Project Neon became the bridge between small-scale game tinkering and classic console development. Reuter took what he had made in Pico-8, picked up GBDK, and moved the game across to the Game Boy. He then brought that version to a local demo scene event and entered it in a competition, where it went well enough to give him confidence. From there, the natural question became bigger: if he could take the idea from Pico-8 to Game Boy, could he move it to one of his favorite systems, or even to arcade-style hardware? That question eventually pushed him toward the Neo Geo.
Some of Reuter's older videos still show that learning stage in motion, with something that looks like a Game Boy Color game running on Neo Geo hardware. It was a practical period of testing, poking, and figuring out what was possible. He also needed collaborators, especially for music. That search led him to Freezedream, a musician who had previously worked on Tanglewood and who, like Reuter, was based in Australia. Project Neon therefore became more than a single game idea. It became the foundation for FULLSET's wider approach: start with a real playable concept, then slowly push it further onto hardware that was never the easiest place to make new games.
Why A Food Fight?
Overserved grew from a very clear wish: Reuter wanted something that could feel like a new successor to Saturn Bomberman. That inspiration matters because Saturn Bomberman is remembered not only for its action, but for the social shape of it: lots of players, quick rounds, and a party feeling that works best when a room is full. FULLSET's twist is to move that energy into a food fight. The theme keeps the tone light. The characters can be cute. The action can stay competitive without becoming harsh. Nobody is meant to be seriously hurt, which fits the goal of making the game easy to understand and approachable for different kinds of players.

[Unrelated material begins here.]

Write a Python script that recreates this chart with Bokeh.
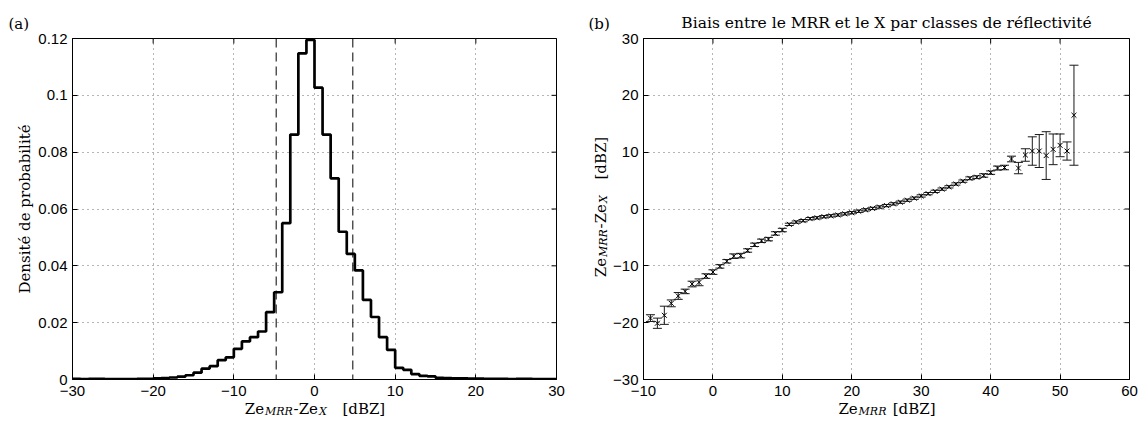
import math
from bokeh.plotting import figure
from bokeh.models import (Range1d, FixedTicker, Span, Whisker, TeeHead,
                          ColumnDataSource, GridBox)
from bokeh.layouts import row
from bokeh.core.properties import value
from bokeh.embed import file_html
from bokeh.resources import INLINE

# ---------------- data ----------------
# (a) histogram of Ze_MRR - Ze_X, 1 dBZ bins from -30 to 30
bin_edges = list(range(-30, 31))
density = [0.0002, 0.0001, 0.0002, 0.0002, 0.0001, 0.0001, 0.0001, 0.0001, 0.0002, 0.0002,
           0.0004, 0.0005, 0.0007, 0.0010, 0.0015, 0.0024, 0.0038, 0.0047, 0.0068, 0.0078,
           0.0108, 0.0134, 0.0149, 0.0169, 0.0237, 0.0307, 0.0550, 0.0862, 0.1148, 0.1195,
           0.1027, 0.0862, 0.0708, 0.0520, 0.0442, 0.0384, 0.0280, 0.0220, 0.0149, 0.0104,
           0.0041, 0.0034, 0.0019, 0.0013, 0.0011, 0.0006, 0.0005, 0.0004, 0.0004, 0.0003,
           0.0003, 0.0002, 0.0002, 0.0002, 0.0001, 0.0002, 0.0002, 0.0001, 0.0001, 0.0001]
dash_limits = [-4.75, 4.75]

# (b) bias per reflectivity class
ze_mrr = list(range(-9, 53))
bias_mean = [-19.2, -20.1, -18.7, -16.6, -15.3, -14.5, -13.2, -12.9, -11.8, -11.1,
             -10.1, -9.2, -8.3, -8.2, -7.3, -6.3, -5.6, -5.3, -4.3, -3.7,
             -2.7, -2.3, -2.05, -1.7, -1.55, -1.35, -1.2, -1.05, -0.85, -0.65,
             -0.4, -0.15, 0.1, 0.35, 0.6, 0.9, 1.2, 1.55, 1.9, 2.3,
             2.7, 3.1, 3.5, 3.9, 4.4, 4.9, 5.4, 5.6, 5.9, 6.4,
             7.2, 7.3, 8.8, 7.2, 9.5, 10.2, 10.2, 9.4, 10.5, 11.2,
             10.2, 16.5]
bias_err = [0.6, 0.9, 1.6, 0.6, 0.6, 0.4, 0.5, 0.6, 0.4, 0.4,
            0.3, 0.3, 0.4, 0.4, 0.3, 0.3, 0.3, 0.3, 0.3, 0.3,
            0.2, 0.2, 0.2, 0.2, 0.2, 0.2, 0.2, 0.2, 0.2, 0.2,
            0.2, 0.2, 0.2, 0.2, 0.2, 0.2, 0.2, 0.2, 0.2, 0.2,
            0.2, 0.2, 0.2, 0.2, 0.2, 0.2, 0.25, 0.25, 0.3, 0.3,
            0.35, 0.4, 0.5, 1.0, 1.1, 2.5, 2.9, 4.2, 2.7, 2.0,
            1.6, 8.8]

hist_xticks = [-30, -20, -10, 0, 10, 20, 30]
hist_xtick_labels = ["\u221230", "\u221220", "\u221210", "0", "10", "20", "30"]
hist_yticks = [0, 0.02, 0.04, 0.06, 0.08, 0.1, 0.12]
hist_ytick_labels = ["0", "0.02", "0.04", "0.06", "0.08", "0.1", "0.12"]
bias_xticks = [-10, 0, 10, 20, 30, 40, 50, 60]
bias_xtick_labels = ["\u221210", "0", "10", "20", "30", "40", "50", "60"]
bias_yticks = [-30, -20, -10, 0, 10, 20, 30]
bias_ytick_labels = ["\u221230", "\u221220", "\u221210", "0", "10", "20", "30"]

title_b = "Biais entre le MRR et le X par classes de réflectivité"
ylabel_a = "Densité de probabilité"

# ---------------- styling helpers ----------------
SANS = "Liberation Sans"
SERIF = "DejaVu Serif"
TICK_FS = "15px"
GRID_COLOR = "#6a6a6a"
GRID_DASH = "1 4"
TOTAL_W, TOTAL_H = 1138, 420

W = {'Z': 0.680, 'e': 0.600, '-': 0.345, '[': 0.390, ']': 0.390, 'd': 0.640,
     'B': 0.690, ' ': 0.318, 'M': 0.930, 'R': 0.770, 'X': 0.770}


def tw(s, size):
    return sum(W[c] for c in s) * size


def make_fig(width, height, xr, yr, bl, br, bt, bb):
    p = figure(width=width, height=height, x_range=Range1d(*xr), y_range=Range1d(*yr),
               output_backend="svg", toolbar_location=None, tools="",
               min_border_left=bl, min_border_right=br, min_border_top=bt,
               min_border_bottom=bb)
    p.outline_line_color = "black"
    p.outline_line_width = 1
    p.background_fill_color = "white"
    p.border_fill_color = "white"
    return p


def style_axis(ax, ticks, labels, standoff):
    ax.ticker = FixedTicker(ticks=ticks)
    ax.major_label_overrides = dict(zip(ticks, labels))
    ax.major_label_text_font = SANS
    ax.major_label_text_font_size = TICK_FS
    ax.major_label_text_color = "black"
    ax.major_label_standoff = standoff
    ax.major_tick_in = 5
    ax.major_tick_out = 0
    ax.major_tick_line_color = "black"
    ax.minor_tick_line_color = None
    ax.axis_line_color = "black"
    ax.axis_label = None


def setup_axes(p, xt, xl, yt, yl, xmax, ymax):
    style_axis(p.xaxis[0], xt, xl, 6)
    style_axis(p.yaxis[0], yt, yl, 5)
    p.xgrid.ticker = FixedTicker(ticks=xt)
    p.ygrid.ticker = FixedTicker(ticks=yt)
    for g in (p.xgrid[0], p.ygrid[0]):
        g.grid_line_color = GRID_COLOR
        g.grid_line_dash = GRID_DASH
        g.grid_line_width = 1
    # inward ticks on the top and right edges of the box (half of each dash is clipped)
    p.scatter(x=xt, y=[ymax] * len(xt), marker="dash", angle=math.pi / 2, size=10,
              line_color="black", line_width=1)
    p.scatter(x=[xmax] * len(yt), y=yt, marker="dash", size=10,
              line_color="black", line_width=1)


# ---------------- (a) histogram ----------------
# frame: x 72..556, y 38..379 (page px)
pa = make_fig(593, TOTAL_H, (-30, 30), (0, 0.12), 72, 37, 38, TOTAL_H - 379)
setup_axes(pa, hist_xticks, hist_xtick_labels, hist_yticks, hist_ytick_labels, 30, 0.12)
pa.step(x=bin_edges, y=density + [density[-1]], mode="after",
        line_color="black", line_width=2.7)
for lim in dash_limits:
    pa.add_layout(Span(location=lim, dimension="height", line_color="black",
                       line_width=1, line_dash="9 5"))

# ---------------- (b) bias ----------------
# frame: x 643..1129, y 35..379 (page px)
pb = make_fig(TOTAL_W - 593, TOTAL_H, (-10, 60), (-30, 30), 50, 9, 35, TOTAL_H - 379)
setup_axes(pb, bias_xticks, bias_xtick_labels, bias_yticks, bias_ytick_labels, 60, 30)
src = ColumnDataSource(data=dict(
    x=ze_mrr, y=bias_mean,
    upper=[m + e for m, e in zip(bias_mean, bias_err)],
    lower=[m - e for m, e in zip(bias_mean, bias_err)]))
pb.add_layout(Whisker(source=src, base="x", upper="upper", lower="lower",
                      dimension="height", line_color="#1a1a1a", line_width=1,
                      upper_head=TeeHead(size=9, line_color="#1a1a1a", line_width=1),
                      lower_head=TeeHead(size=9, line_color="#1a1a1a", line_width=1)))
pb.scatter(x="x", y="y", source=src, marker="x", size=7, line_color="black",
           line_width=1)

# ---------------- transparent overlay carrying the outer texts ----------------
ov = figure(width=TOTAL_W, height=TOTAL_H, x_range=Range1d(0, TOTAL_W),
            y_range=Range1d(0, TOTAL_H), output_backend="svg", toolbar_location=None,
            tools="", x_axis_type=None, y_axis_type=None,
            min_border_left=0, min_border_right=0, min_border_top=0, min_border_bottom=0)
ov.grid.visible = False
ov.outline_line_color = None
ov.background_fill_color = None
ov.border_fill_color = None


def otext(x, y_top, text, size, italic=False, angle=0.0, align="left"):
    ov.text(x=[x], y=[TOTAL_H - y_top], text=[text], text_font=value(SERIF),
            text_font_size=value(f"{size}px"),
            text_font_style=value("italic" if italic else "normal"),
            text_color="black", text_align=value(align),
            text_baseline=value("alphabetic"), angle=angle)


def compose(pieces, center, base):
    total = sum(tw(t, sz) + gap for t, sz, it, sh, gap in pieces)
    pos = center - total / 2.0
    for t, sz, it, sh, gap in pieces:
        pos += gap
        otext(pos, base + sh, t, sz, it)
        pos += tw(t, sz)


def compose_vertical(pieces, center_top, base_x):
    total = sum(tw(t, sz) + gap for t, sz, it, sh, gap in pieces)
    y_up = (TOTAL_H - center_top) - total / 2.0
    for t, sz, it, sh, gap in pieces:
        y_up += gap
        ov.text(x=[base_x + sh], y=[y_up], text=[t], text_font=value(SERIF),
                text_font_size=value(f"{sz}px"),
                text_font_style=value("italic" if it else "normal"),
                text_color="black", text_align=value("left"),
                text_baseline=value("alphabetic"), angle=math.pi / 2)
        y_up += tw(t, sz)


MAIN, SUB, SH = 15, 11, 3
lab_diff = [("Ze", MAIN, False, 0, 0), ("MRR", SUB, True, SH, 1),
            ("-Ze", MAIN, False, 0, 1.5), ("X", SUB, True, SH, 1),
            ("[dBZ]", MAIN, False, 0, 15)]
lab_mrr = [("Ze", MAIN, False, 0, 0), ("MRR", SUB, True, SH, 1),
           ("[dBZ]", MAIN, False, 0, 7)]

# texts, positions in page px from the top-left corner
compose(lab_diff, 314, 408)
compose(lab_mrr, 886, 408)
compose_vertical(lab_diff, 207, 600)
otext(24, 208.5, ylabel_a, 15, angle=math.pi / 2, align="center")
otext(886, 22.7, title_b, 15.5, align="center")
otext(8, 23, "(a)", 15)
otext(588, 23, "(b)", 15)

layout = GridBox(children=[(row(pa, pb), 0, 0), (ov, 0, 0)])
open("out.html", "w").write(file_html(layout, INLINE))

The accessibility goal is not only about the game's look. Reuter also wants Overserved to run across as many platforms as makes sense. That is part of why the project reaches beyond Neo Geo alone and includes Sega Saturn versions as well. The game is being shaped around the idea that more people should be able to gather around it, whether they are playing on original Neo Geo hardware, a Saturn, or another supported setup. That is a very practical reading of retro development: the machine matters, but the shared play session matters too.
The FSNG-1 Cartridge
The Neo Geo side of the project depends on a custom cartridge called the FSNG-1. Its roots connect back to the work around Project Neon, when the question of how to make and ship cartridges became unavoidable. Reuter ended up working with programmer Furrtek on the design, and the cartridge idea kept expanding. What began as a way to support a Neo Geo release has become a platform of its own, with support planned for Wi-Fi updates, online play, high scores, and local saving of player settings. The cartridge also has Bluetooth hardware, though that side has not been enabled yet.

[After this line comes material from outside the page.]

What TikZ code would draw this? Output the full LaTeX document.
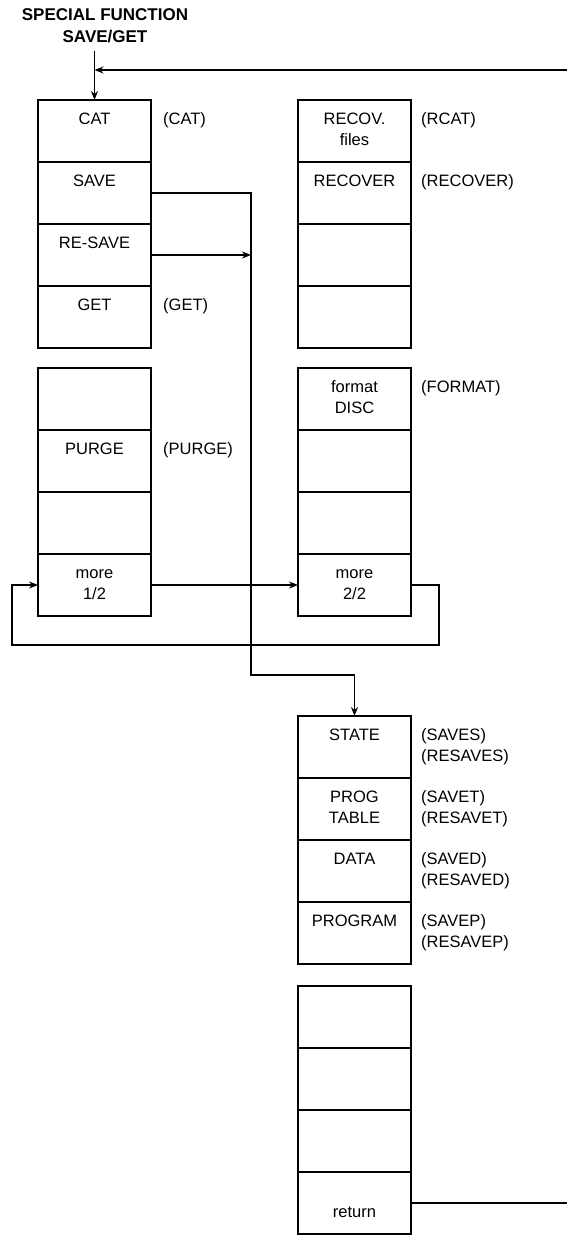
\documentclass[tikz,border=0pt]{standalone}
\usepackage{fontspec}
\setmainfont{Liberation Sans}
\usetikzlibrary{arrows.meta,positioning}

\begin{document}
\begin{tikzpicture}[x=1pt,y=-1pt,
 font=\fontsize{16.5}{21}\selectfont,
 cell/.style={draw,line width=1.1pt,outer sep=0pt,inner sep=0pt,minimum width=113pt,text height=24pt,text depth=38pt,align=center},
 two/.style={text height=45pt,text depth=17pt},
 side/.style={inner sep=0pt,text height=24pt,text depth=38pt,align=left,anchor=north west},
 ar/.style={-{Stealth[length=9pt,width=7pt]},line width=1.1pt},
 ln/.style={line width=1.1pt}]
\clip (0,0) rectangle (567,1235);
\node[font=\bfseries\fontsize{17}{22}\selectfont,align=center,inner sep=0pt] (title) at (105,26) {SPECIAL FUNCTION\\SAVE/GET};
% left column
\node[cell] (a1) at (94.5,131) {CAT};
\node[cell,below=0pt of a1] (a2) {SAVE};
\node[cell,below=0pt of a2] (a3) {RE-SAVE};
\node[cell,below=0pt of a3] (a4) {GET};
\node[cell,below=20pt of a4] (b1) {};
\node[cell,below=0pt of b1] (b2) {PURGE};
\node[cell,below=0pt of b2] (b3) {};
\node[cell,two,below=0pt of b3] (b4) {more\\1/2};
% right column
\node[cell,two,right=147pt of a1] (r1) {RECOV.\\files};
\node[cell,below=0pt of r1] (r2) {RECOVER};
\node[cell,below=0pt of r2] (r3) {};
\node[cell,below=0pt of r3] (r4) {};
\node[cell,two,below=20pt of r4] (s1) {format\\DISC};
\node[cell,below=0pt of s1] (s2) {};
\node[cell,below=0pt of s2] (s3) {};
\node[cell,two,below=0pt of s3] (s4) {more\\2/2};
% save menu
\node[cell,below=100pt of s4] (c1) {STATE};
\node[cell,two,below=0pt of c1] (c2) {PROG\\TABLE};
\node[cell,below=0pt of c2] (c3) {DATA};
\node[cell,below=0pt of c3] (c4) {PROGRAM};
\node[cell,below=22pt of c4] (d1) {};
\node[cell,below=0pt of d1] (d2) {};
\node[cell,below=0pt of d2] (d3) {};
\node[cell,two,below=0pt of d3] (d4) {return};
% keywords
\node[side] (ka1) at ([xshift=12pt]a1.north east) {(CAT)};
\node[side] (ka4) at ([xshift=12pt]a4.north east) {(GET)};
\node[side] (kb2) at ([xshift=12pt]b2.north east) {(PURGE)};
\node[side] (kr1) at ([xshift=10pt]r1.north east) {(RCAT)};
\node[side] (kr2) at ([xshift=10pt]r2.north east) {(RECOVER)};
\node[side] (ks1) at ([xshift=10pt]s1.north east) {(FORMAT)};
\node[side,two] (kc1) at ([xshift=10pt]c1.north east) {(SAVES)\\(RESAVES)};
\node[side,two] (kc2) at ([xshift=10pt]c2.north east) {(SAVET)\\(RESAVET)};
\node[side,two] (kc3) at ([xshift=10pt]c3.north east) {(SAVED)\\(RESAVED)};
\node[side,two] (kc4) at ([xshift=10pt]c4.north east) {(SAVEP)\\(RESAVEP)};
% connectors
\coordinate (tin) at ([yshift=-8pt]title.south);
\coordinate (jn) at ([yshift=30pt]a1.north);
\coordinate (edge) at (580,600);
\coordinate (drop) at (251,675);
\coordinate (lp) at (12,645);
\coordinate (rp) at (439,645);
\draw[ar] (tin -| a1.north) -- (a1.north);
\draw[ar] (d4.east) -| (edge) |- (jn);
\draw[ar] (a2.east) -| (drop) -| (c1.north);
\draw[ar] (a3.east) -- (a3.east -| drop);
\draw[ar] (b4.east) -- (s4.west);
\draw[ar] (s4.east) -| (rp) -- (lp) |- (b4.west);
\end{tikzpicture}
\end{document}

For a modern Neo Geo release, those features are a big statement. Over-the-air updates are normal in current games, but they feel almost surprising when attached to a cartridge for hardware from another era. Online play and high scores also fit the same pattern: they do not replace the appeal of original machines, but they can make those machines feel easier to live with in the present. Local saving for settings is another small but important quality-of-life feature. It suggests that FULLSET is thinking about the full experience around the game, not just the game code running on a board.

Eight Players On Neo Geo
Overserved's party-game idea also explains the new Neo Geo multitap. Reuter points back to Bomberman history here: older versions, including those on the Super Nintendo, used multitaps to bring in more players. Since Overserved is shaped by that multiplayer tradition, the hardware question followed naturally. Furrtek was involved here as well, with the technical know-how to make the idea happen. In earlier times, a Neo Geo multitap would have had a limited market because there were not many reasons for it. A game built around large local sessions gives the accessory a clearer purpose.
The target is ambitious: connect eight controllers to both Neo Geo AES and MVS. That detail is important because it covers the home console side and the arcade board side of the platform. It also means the project is not treating the Neo Geo as a single fixed box. FULLSET is thinking across the different ways people own and use the hardware. For a party game, eight-player support is not just a technical badge. It changes the kind of room the game can create, turning Overserved from a simple two-player retro release into something closer to a shared event.
There are also more flexible possibilities being explored. Reuter says the setup could theoretically allow a mix of inputs and connections. A player group might use one multitap while some people join through Bluetooth, because the pieces for that are technically present. That specific path is not finished and tested yet, so it should be treated as a possibility rather than a promised feature. The same cautious framing applies to players joining from the internet or even through their own local server. The direction is clear, but FULLSET is careful about what has actually been completed.